— Exercise aim —
Copy out the listing that follows exactly, dropping every picture.

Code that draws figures
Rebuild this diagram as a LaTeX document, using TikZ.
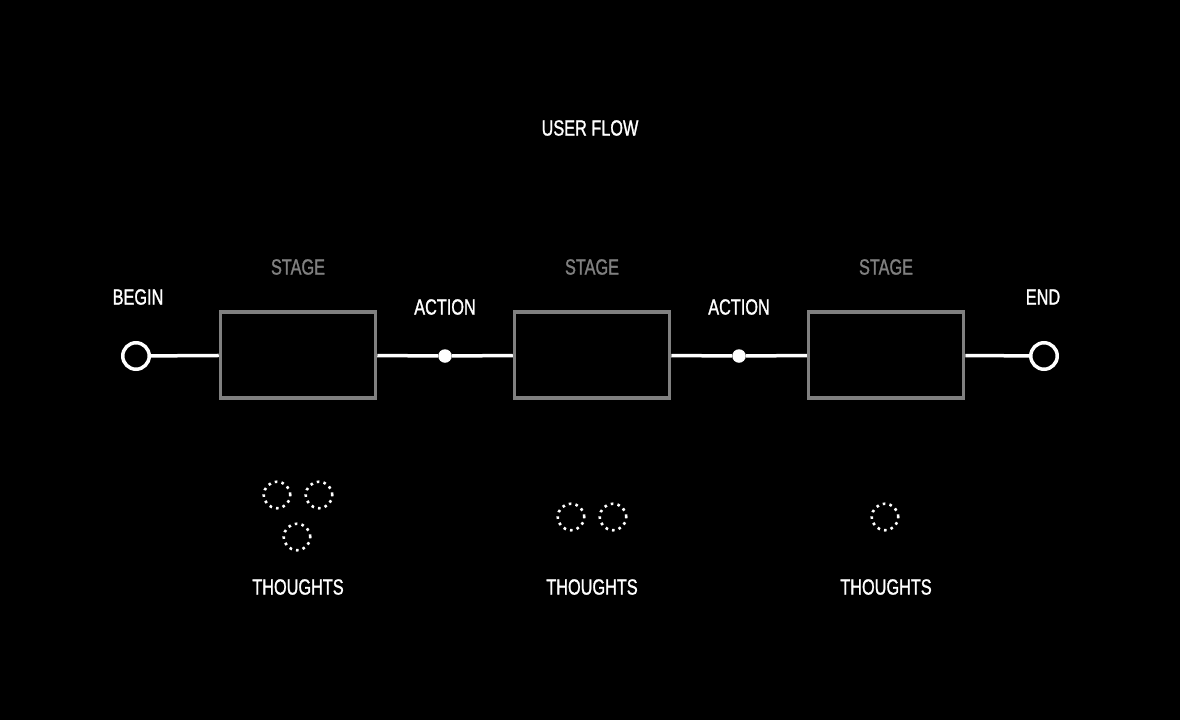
\documentclass[tikz,border=0pt]{standalone}
\usepackage{fontspec}
\setmainfont{Liberation Sans}[FakeStretch=0.74, FakeBold=1.2]
\usepackage{xcolor}
\usepackage{tikz}

\definecolor{stagegray}{RGB}{128,128,128}

\begin{document}
\begin{tikzpicture}[x=1pt, y=-1pt,
		endpoint/.style={circle, draw=white, line width=3.5pt, fill=black, minimum size=26.5pt, inner sep=0pt},
		actiondot/.style={circle, fill=white, minimum size=13.5pt, inner sep=0pt},
		stagebox/.style={rectangle, draw=stagegray, line width=3.5pt, fill=black, minimum width=155pt, minimum height=86pt, inner sep=0pt},
		thought/.style={circle, draw=white, line width=2.6pt, dash pattern=on 2.6pt off 4.2pt, minimum size=26.5pt, inner sep=0pt},
		lbl/.style={text=white, font=\fontsize{22}{26}\selectfont, inner sep=0pt},
		stagelbl/.style={lbl, text=stagegray}]
				\fill[black] (0,0) rectangle (1180,720);
				\useasboundingbox (0,0) rectangle (1180,720);

				\node[lbl] (title) at (590,128) {USER FLOW};

				% main line
				\node[endpoint] (begin) at (136,356) {};
				\node[stagebox] (stage1) at (298,355) {};
				\node[actiondot] (action1) at (445,356) {};
				\node[stagebox] (stage2) at (592,355) {};
				\node[actiondot] (action2) at (739,356) {};
				\node[stagebox] (stage3) at (886,355) {};
				\node[endpoint] (end) at (1044,356) {};

				\draw[white, line width=3.5pt] (begin) -- (stage1);
				\draw[white, line width=3.5pt] (stage1) -- (action1) -- (stage2);
				\draw[white, line width=3.5pt] (stage2) -- (action2) -- (stage3);
				\draw[white, line width=3.5pt] (stage3) -- (end);

				\node[lbl] (beginlbl) at (138,297) {BEGIN};
				\node[lbl] (action1lbl) at (445,307) {ACTION};
				\node[lbl] (action2lbl) at (739,307) {ACTION};
				\node[lbl] (endlbl) at (1043,297) {END};

				\node[stagelbl] (stage1lbl) at (298,267) {STAGE};
				\node[stagelbl] (stage2lbl) at (592,267) {STAGE};
				\node[stagelbl] (stage3lbl) at (886,267) {STAGE};

				% thoughts
				\node[thought] (t1a) at (277,495) {};
				\node[thought] (t1b) at (319,495) {};
				\node[thought] (t1c) at (297,537) {};
				\node[thought] (t2a) at (571,517) {};
				\node[thought] (t2b) at (613,517) {};
				\node[thought] (t3a) at (885,517) {};

				\node[lbl] (thoughts1) at (298,587) {THOUGHTS};
				\node[lbl] (thoughts2) at (592,587) {THOUGHTS};
				\node[lbl] (thoughts3) at (886,587) {THOUGHTS};
			\end{tikzpicture}
\end{document}
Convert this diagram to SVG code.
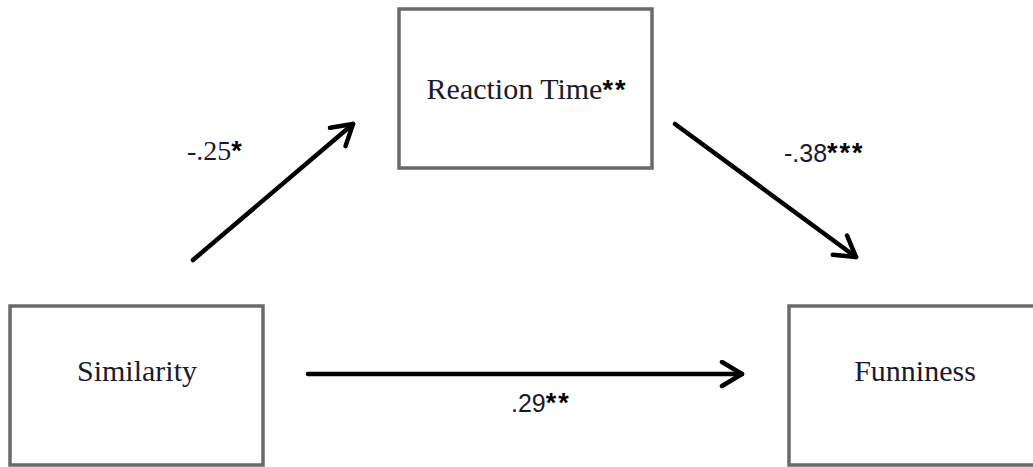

— Exercise response —
Rebuild this diagram as a LaTeX document, using TikZ.
\documentclass[tikz,border=0pt]{standalone}
\usepackage{fontspec}
\setmainfont{Liberation Sans}[FakeStretch=0.74, FakeBold=1.2]
\usepackage{xcolor}
\usepackage{tikz}

\definecolor{stagegray}{RGB}{128,128,128}

\begin{document}
\begin{tikzpicture}[x=1pt, y=-1pt,
		endpoint/.style={circle, draw=white, line width=3.5pt, fill=black, minimum size=26.5pt, inner sep=0pt},
		actiondot/.style={circle, fill=white, minimum size=13.5pt, inner sep=0pt},
		stagebox/.style={rectangle, draw=stagegray, line width=3.5pt, fill=black, minimum width=155pt, minimum height=86pt, inner sep=0pt},
		thought/.style={circle, draw=white, line width=2.6pt, dash pattern=on 2.6pt off 4.2pt, minimum size=26.5pt, inner sep=0pt},
		lbl/.style={text=white, font=\fontsize{22}{26}\selectfont, inner sep=0pt},
		stagelbl/.style={lbl, text=stagegray}]
				\fill[black] (0,0) rectangle (1180,720);
				\useasboundingbox (0,0) rectangle (1180,720);

				\node[lbl] (title) at (590,128) {USER FLOW};

				% main line
				\node[endpoint] (begin) at (136,356) {};
				\node[stagebox] (stage1) at (298,355) {};
				\node[actiondot] (action1) at (445,356) {};
				\node[stagebox] (stage2) at (592,355) {};
				\node[actiondot] (action2) at (739,356) {};
				\node[stagebox] (stage3) at (886,355) {};
				\node[endpoint] (end) at (1044,356) {};

				\draw[white, line width=3.5pt] (begin) -- (stage1);
				\draw[white, line width=3.5pt] (stage1) -- (action1) -- (stage2);
				\draw[white, line width=3.5pt] (stage2) -- (action2) -- (stage3);
				\draw[white, line width=3.5pt] (stage3) -- (end);

				\node[lbl] (beginlbl) at (138,297) {BEGIN};
				\node[lbl] (action1lbl) at (445,307) {ACTION};
				\node[lbl] (action2lbl) at (739,307) {ACTION};
				\node[lbl] (endlbl) at (1043,297) {END};

				\node[stagelbl] (stage1lbl) at (298,267) {STAGE};
				\node[stagelbl] (stage2lbl) at (592,267) {STAGE};
				\node[stagelbl] (stage3lbl) at (886,267) {STAGE};

				% thoughts
				\node[thought] (t1a) at (277,495) {};
				\node[thought] (t1b) at (319,495) {};
				\node[thought] (t1c) at (297,537) {};
				\node[thought] (t2a) at (571,517) {};
				\node[thought] (t2b) at (613,517) {};
				\node[thought] (t3a) at (885,517) {};

				\node[lbl] (thoughts1) at (298,587) {THOUGHTS};
				\node[lbl] (thoughts2) at (592,587) {THOUGHTS};
				\node[lbl] (thoughts3) at (886,587) {THOUGHTS};
			\end{tikzpicture}
\end{document}
Convert this diagram to SVG code.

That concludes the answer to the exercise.